Whatever it is Setoodeh is qualified to write about, gays in the entertainment industry seems not to be it.

“And We Shall Purify. . . “

Stephen Miller joins what is turning out to be a much larger, and enormously welcome conversation over gay rights that has been too long in making it to the public stage.  He says the Christianist rebellion against the conservative CPAC is a “Welcome Winnowing” of the right from the conservative movement.  Karen Ocamb asks the obvious related question from the left:  “Will LGBT progressives be able to work with Log Cabin Republicans in 2011?”  And Jonah Goldberg in the LA Times is dumbfounded to learn there are non-leftist homosexuals.

But it’s best to let the Christianists speak for themselves, and I think Joseph Farah of World Net Daily sums it up quite clearly:

Purge is not a bad word. It simply means, according to the dictionary definition, “to rid of whatever is impure or undesirable; cleanse; purify.

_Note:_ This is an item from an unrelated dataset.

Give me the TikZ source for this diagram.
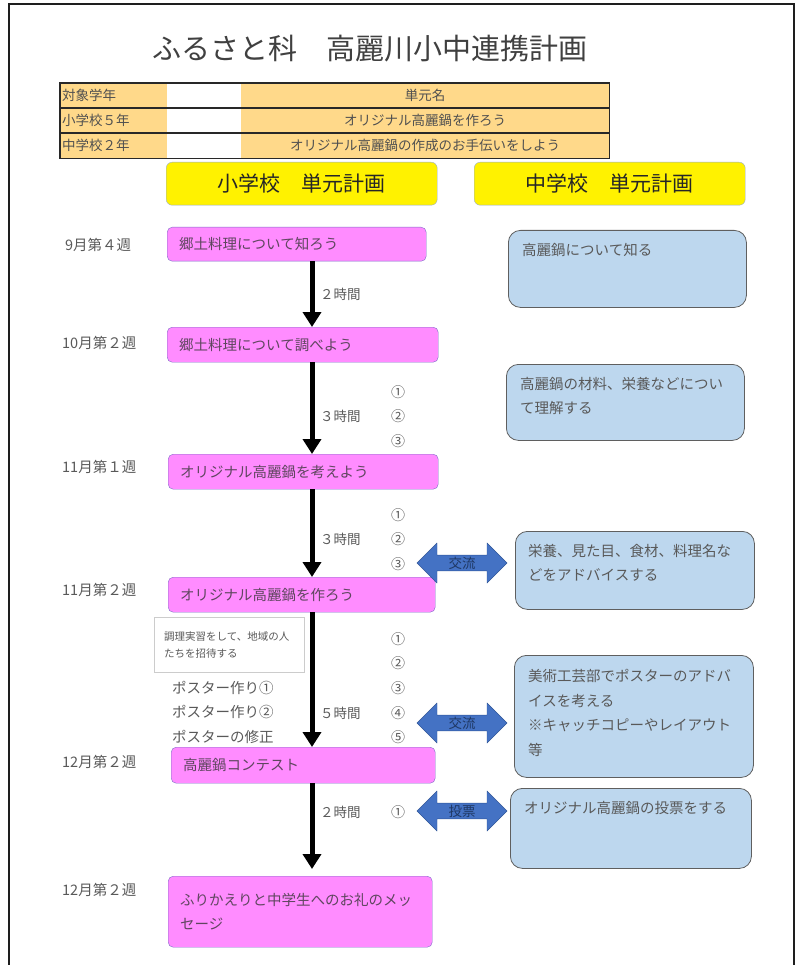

As I was listening to Handel’s glorious “Messiah” over Christmas, the phrase, “And we shall purify. . .” struck me, for the first time, as terrifying.  Something that is a necessary task in chemistry and the hard sciences is transformed, in human desire and behavior, into horror-ridden moral crusades.  Whether someone wants to purify a group of humans for religious reasons, racial ones or political ones — or any combination of those — there are no means to that end that are not gross, shocking, sometimes obscene, and at their worst, naked terrorism.

The Republican Party has given aid and comfort to people who want to cleanse the world of homosexuality.  All of their studiously loving words cannot hide that simple wish.  The GOP has been able to finesse this decay for long enough, and now faces an internal conflict that not even Ronald Reagan could manage.

The Purists are awake and active.  And I can’t see a Republican leader on the horizon who can even begin to handle them.